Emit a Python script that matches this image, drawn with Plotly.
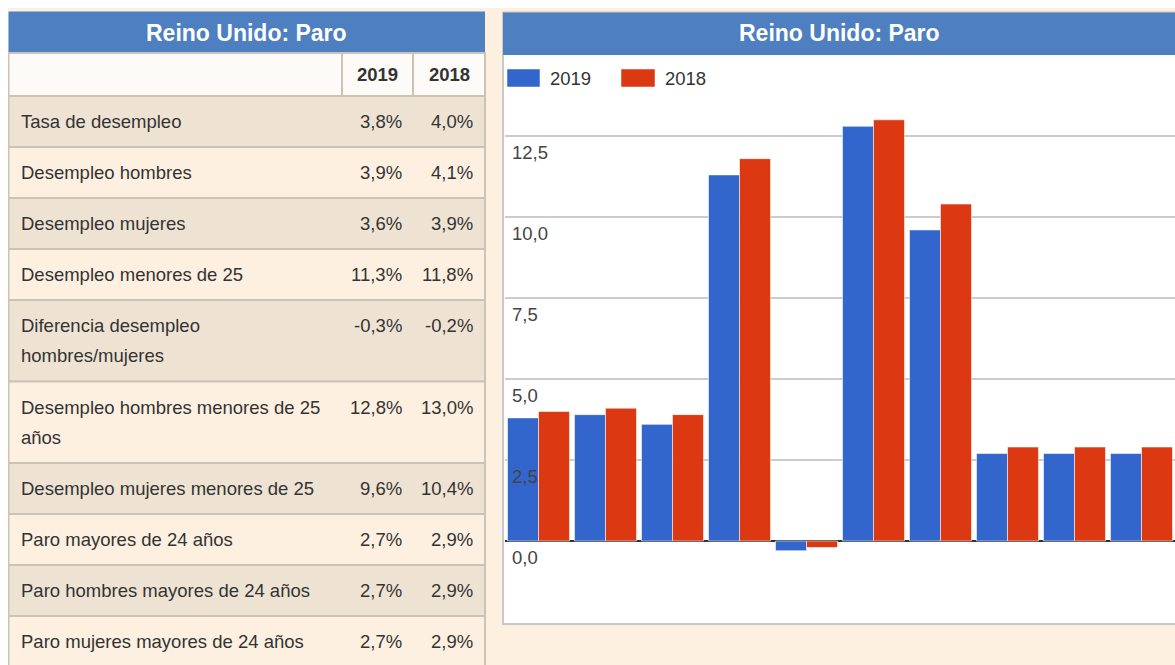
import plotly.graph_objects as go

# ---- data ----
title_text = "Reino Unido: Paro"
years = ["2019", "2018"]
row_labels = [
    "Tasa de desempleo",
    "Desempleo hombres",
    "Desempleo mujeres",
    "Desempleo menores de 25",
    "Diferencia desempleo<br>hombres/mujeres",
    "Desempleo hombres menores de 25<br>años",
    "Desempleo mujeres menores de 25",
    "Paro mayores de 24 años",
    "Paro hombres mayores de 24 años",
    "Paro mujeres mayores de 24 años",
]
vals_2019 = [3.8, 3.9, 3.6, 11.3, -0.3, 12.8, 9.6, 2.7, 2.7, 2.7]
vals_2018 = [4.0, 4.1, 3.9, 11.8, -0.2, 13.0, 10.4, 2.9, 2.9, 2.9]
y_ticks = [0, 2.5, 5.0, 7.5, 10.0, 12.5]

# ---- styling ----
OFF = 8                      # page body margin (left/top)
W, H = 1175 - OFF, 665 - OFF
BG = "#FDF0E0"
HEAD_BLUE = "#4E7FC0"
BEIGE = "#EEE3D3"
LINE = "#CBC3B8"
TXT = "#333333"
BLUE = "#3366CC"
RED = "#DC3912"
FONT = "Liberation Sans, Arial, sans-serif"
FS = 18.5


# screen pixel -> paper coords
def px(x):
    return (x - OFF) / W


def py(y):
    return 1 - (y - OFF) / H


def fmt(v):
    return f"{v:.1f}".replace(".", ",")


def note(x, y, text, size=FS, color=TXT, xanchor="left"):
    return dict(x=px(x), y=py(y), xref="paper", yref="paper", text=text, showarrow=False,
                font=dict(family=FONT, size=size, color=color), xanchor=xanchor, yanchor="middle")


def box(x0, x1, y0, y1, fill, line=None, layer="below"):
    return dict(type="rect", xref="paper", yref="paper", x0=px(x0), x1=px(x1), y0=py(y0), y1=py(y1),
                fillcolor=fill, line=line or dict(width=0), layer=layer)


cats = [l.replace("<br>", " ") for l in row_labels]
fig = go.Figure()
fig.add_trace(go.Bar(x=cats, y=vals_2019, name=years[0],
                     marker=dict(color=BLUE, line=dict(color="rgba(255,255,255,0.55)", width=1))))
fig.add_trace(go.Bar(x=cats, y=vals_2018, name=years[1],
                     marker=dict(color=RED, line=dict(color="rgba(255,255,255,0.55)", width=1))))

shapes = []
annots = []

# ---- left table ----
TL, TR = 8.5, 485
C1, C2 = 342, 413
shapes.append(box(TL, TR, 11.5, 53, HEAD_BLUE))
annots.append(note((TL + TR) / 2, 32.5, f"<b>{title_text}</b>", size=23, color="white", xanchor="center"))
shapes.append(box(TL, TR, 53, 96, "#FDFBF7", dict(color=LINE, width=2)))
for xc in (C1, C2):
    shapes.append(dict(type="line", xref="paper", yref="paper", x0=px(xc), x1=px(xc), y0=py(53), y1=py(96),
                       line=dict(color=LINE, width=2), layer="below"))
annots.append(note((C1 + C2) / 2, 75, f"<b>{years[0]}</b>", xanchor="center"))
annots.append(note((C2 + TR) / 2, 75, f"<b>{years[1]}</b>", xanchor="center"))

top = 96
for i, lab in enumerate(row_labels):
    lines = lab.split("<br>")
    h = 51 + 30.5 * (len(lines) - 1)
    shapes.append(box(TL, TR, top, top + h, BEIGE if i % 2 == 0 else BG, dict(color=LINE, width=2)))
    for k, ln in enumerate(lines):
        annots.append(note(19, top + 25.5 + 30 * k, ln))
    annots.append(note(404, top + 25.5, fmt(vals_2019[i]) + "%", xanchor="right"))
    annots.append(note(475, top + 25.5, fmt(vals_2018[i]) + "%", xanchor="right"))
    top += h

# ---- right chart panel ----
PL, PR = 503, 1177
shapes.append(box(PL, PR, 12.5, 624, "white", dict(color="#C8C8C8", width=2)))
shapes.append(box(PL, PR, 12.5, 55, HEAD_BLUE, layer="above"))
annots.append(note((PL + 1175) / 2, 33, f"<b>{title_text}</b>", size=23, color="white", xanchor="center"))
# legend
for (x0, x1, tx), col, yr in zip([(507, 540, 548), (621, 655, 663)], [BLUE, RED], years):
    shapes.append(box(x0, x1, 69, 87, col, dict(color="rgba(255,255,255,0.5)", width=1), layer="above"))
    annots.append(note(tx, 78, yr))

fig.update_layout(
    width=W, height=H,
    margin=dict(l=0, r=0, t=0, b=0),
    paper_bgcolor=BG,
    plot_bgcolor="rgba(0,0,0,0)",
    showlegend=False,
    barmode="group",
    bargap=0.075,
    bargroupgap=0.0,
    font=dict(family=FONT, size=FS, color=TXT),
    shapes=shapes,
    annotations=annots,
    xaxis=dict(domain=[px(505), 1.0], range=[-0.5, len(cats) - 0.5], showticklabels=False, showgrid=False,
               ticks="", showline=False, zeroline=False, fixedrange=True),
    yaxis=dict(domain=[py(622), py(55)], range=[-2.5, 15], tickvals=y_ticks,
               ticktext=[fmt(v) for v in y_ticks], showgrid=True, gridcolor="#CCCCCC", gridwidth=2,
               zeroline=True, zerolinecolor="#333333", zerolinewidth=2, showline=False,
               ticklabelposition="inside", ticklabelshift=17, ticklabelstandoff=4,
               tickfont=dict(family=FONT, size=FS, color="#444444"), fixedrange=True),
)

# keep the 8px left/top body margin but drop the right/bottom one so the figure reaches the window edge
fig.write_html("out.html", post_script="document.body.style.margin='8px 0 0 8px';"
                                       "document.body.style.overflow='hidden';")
::::::
▶ _Exercise instructions_: Give again, exactly, the lines from the start of the data through the one holding "import plotly.graph_objects as go"; omit the pictures.

▶ _Result for this task_:
Emit a Python script that matches this image, drawn with Plotly.
import plotly.graph_objects as go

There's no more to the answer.